Saturday, February 11, 2012

Fighting my way to agility - Part 3

Breaking down work

On a large complex hairy project, work just gets big.  Our work was big.  And breaking down work is sort of an art.  The think time was usually 10x the coding time, and the test time would explode by just changing 1 line in the SPC engine.   When we tried to force big work into a small box, the team kept trying to slice it in ways that didn't independently deliver anything useful - which you're not supposed to do.

A lot of times in a break down we'd get a requirements story, a design story etc… and not because the team was just hung up on waterfall, they were trying to figure out how to break down 'think'.  After all, how do you break down a 1 line code change story when the scope of the work is really thinking through and testing the implications of changing that line of code?  Clarifying the exact expectations for a specific SPC behavior might take the developer and customer working together for a couple weeks.  Our stories might have looked 'wrong' to some, but when these cases came up, breaking down 'think' work this way was helpful.   A more problematic breakdown attempt had stories that checking in the code for story part would leave the system unshippable.  When this would come up we would work really hard to find another way - which usually meant creating a story to find another way.  In either case, all of the various story parts that didn't independently deliver anything useful we tracked under an epic that did.
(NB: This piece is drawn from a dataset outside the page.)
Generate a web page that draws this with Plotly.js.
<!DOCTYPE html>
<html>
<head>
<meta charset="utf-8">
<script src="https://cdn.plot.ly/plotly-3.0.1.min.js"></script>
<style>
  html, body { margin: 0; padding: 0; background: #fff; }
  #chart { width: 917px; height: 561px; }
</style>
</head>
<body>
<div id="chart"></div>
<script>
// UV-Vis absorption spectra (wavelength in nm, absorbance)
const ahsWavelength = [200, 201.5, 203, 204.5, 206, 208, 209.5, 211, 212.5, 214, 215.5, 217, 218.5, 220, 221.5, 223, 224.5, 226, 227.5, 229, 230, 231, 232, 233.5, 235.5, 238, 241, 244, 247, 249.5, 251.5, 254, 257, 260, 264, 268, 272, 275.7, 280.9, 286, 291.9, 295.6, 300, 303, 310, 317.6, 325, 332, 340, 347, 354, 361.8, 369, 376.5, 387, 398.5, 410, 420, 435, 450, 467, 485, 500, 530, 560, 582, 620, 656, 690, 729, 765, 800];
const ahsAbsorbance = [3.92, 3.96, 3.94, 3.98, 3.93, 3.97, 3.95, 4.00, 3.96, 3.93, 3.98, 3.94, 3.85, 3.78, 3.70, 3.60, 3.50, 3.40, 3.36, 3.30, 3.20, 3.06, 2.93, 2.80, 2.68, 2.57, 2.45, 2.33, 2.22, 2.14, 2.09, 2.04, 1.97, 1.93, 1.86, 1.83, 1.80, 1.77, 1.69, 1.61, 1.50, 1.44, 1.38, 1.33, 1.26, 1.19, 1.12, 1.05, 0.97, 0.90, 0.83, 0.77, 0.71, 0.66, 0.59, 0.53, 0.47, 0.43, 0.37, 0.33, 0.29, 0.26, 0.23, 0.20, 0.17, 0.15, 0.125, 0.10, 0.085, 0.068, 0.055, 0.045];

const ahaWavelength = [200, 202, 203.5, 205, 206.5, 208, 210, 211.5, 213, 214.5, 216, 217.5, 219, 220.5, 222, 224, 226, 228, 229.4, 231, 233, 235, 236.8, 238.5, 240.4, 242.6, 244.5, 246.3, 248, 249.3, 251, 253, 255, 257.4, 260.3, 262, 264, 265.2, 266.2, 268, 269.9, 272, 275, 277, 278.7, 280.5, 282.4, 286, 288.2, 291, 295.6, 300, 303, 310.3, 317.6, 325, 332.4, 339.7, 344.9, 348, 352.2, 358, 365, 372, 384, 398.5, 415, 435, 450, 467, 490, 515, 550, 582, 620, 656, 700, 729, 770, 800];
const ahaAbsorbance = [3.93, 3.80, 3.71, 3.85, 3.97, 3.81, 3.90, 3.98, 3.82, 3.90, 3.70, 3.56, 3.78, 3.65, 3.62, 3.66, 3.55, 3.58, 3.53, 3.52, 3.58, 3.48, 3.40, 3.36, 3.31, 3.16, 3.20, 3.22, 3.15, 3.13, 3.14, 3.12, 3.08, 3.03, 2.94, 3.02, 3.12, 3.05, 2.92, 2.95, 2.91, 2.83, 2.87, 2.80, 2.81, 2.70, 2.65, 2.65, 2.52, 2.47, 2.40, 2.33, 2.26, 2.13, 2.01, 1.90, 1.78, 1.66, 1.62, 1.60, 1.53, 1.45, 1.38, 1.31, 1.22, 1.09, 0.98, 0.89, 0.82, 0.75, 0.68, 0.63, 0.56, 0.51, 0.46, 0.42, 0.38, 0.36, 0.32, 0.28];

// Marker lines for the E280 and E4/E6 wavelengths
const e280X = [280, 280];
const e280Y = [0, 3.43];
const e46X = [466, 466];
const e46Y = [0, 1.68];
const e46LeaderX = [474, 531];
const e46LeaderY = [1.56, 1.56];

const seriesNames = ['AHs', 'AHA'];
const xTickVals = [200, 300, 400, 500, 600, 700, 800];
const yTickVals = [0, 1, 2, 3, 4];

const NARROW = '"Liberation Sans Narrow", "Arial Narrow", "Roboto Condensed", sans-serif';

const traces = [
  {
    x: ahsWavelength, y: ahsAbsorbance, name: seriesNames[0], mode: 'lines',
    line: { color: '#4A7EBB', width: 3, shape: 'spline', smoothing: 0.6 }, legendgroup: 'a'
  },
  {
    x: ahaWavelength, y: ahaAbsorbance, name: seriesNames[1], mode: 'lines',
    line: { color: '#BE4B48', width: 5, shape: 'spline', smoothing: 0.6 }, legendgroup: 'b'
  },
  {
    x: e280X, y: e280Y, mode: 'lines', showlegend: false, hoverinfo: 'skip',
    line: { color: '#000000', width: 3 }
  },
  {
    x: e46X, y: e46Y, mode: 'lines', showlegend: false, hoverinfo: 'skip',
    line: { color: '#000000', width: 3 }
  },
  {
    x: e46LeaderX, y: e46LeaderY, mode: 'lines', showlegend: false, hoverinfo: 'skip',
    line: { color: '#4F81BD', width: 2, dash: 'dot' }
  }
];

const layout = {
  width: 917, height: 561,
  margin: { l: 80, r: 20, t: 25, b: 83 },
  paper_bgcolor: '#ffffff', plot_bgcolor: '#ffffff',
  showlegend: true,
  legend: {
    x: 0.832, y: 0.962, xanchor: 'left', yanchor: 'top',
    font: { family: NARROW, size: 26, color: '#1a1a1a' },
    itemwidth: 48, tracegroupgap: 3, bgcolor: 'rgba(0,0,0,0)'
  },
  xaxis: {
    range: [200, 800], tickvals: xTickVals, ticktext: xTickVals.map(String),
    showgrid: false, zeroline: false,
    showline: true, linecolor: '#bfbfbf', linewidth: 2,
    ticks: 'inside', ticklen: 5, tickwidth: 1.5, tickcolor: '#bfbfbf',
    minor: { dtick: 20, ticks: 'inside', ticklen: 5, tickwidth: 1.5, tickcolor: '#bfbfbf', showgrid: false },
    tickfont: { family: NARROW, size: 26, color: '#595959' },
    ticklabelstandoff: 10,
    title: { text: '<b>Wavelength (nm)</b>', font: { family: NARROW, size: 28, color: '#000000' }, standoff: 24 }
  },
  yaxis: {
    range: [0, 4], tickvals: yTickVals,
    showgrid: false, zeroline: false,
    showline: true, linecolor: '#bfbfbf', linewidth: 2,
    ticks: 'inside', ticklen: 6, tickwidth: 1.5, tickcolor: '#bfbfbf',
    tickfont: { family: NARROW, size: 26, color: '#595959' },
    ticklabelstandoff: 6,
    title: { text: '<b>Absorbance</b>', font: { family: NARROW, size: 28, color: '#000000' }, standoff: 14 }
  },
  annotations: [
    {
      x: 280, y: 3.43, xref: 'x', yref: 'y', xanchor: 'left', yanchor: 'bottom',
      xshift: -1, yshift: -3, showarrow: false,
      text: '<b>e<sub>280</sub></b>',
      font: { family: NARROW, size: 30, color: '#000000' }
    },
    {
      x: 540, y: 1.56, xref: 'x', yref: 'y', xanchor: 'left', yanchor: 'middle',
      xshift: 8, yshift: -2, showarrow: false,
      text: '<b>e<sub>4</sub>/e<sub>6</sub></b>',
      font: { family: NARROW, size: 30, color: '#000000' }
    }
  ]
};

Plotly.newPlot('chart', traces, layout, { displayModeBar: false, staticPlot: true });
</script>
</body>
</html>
In the process of trial and error with breaking down work, we learned a lot about what mattered and what really didn't.  

Lessons Learned on Breaking Down Work

Teach over Force - Given all the pain we had, rather than making a box and forcing work to fit, I would focus teaching break-down work skills.  Whether your box is fixed or not, you need to solve this problem.   You can aim for a box, but don't mutate the work to a degree that it violates the below constraints.  If you can't come up with a way to do that, just leave it as a big item.

No Invisible WIP - If you have stories that don't deliver anything usable to the customer (e.g. my requirements story), track them under an epic.  Not because of some Agile holy gospel, but because if you don't it HIDES work in progress.  You have a partial investment in work, and over time you have thoughts rotting away, and code that may not even work sitting in your code base.  If its not ALL done and you have to even think about the set of changes again, its WIP.  Keep all your WIP in front of you, all of the time.  It should remind you of everything that is part way done.  Push to finish what you started before starting more stuff.  Push to get back to shippable as soon as you can.  Don't let yourself feel like the work is all done when you still have WIP.  Its not done.  That looming manual testing that tells you whats broken in your code? The integration testing with that other system?    Your stories are still in progress and if you hide that fact its easy to feel ok about starting more work.   

If you are not shippable, you still have WIP.  This is probably the most critical thing I see missed for people in any process - invisible, hidden WIP.   I think its one of the main reasons people don't even see what otherwise would be a glaringly obvious problem.

Vertical Slicing - The typical strategies of trying to break work into vertical slices (sliver of usable functionality traversing all layers of the system) and finding the smallest possible thing that can work - all are generally good advice.  Try to break down the implementation of the work by iterating over even smaller vertical slices, even if its totally not useful.  You learn a lot in the process, which tends to reduce rework.

Don't abandon your requirements format - "User story" format can be helpful, but it's not that important.  The key is communication.  Whatever you need to do to effectively communicate the purpose and expectations effectively - use what works.   If you've got something that is working well for you, don't change it.  Don't assume stories are going to work better for you.  After some chaos and thrashing, we basically settled on a 'story statement' added to our existing really formal requirements document.  Distributed communication, cultural barriers, complex requirements all make communication REALLY hard.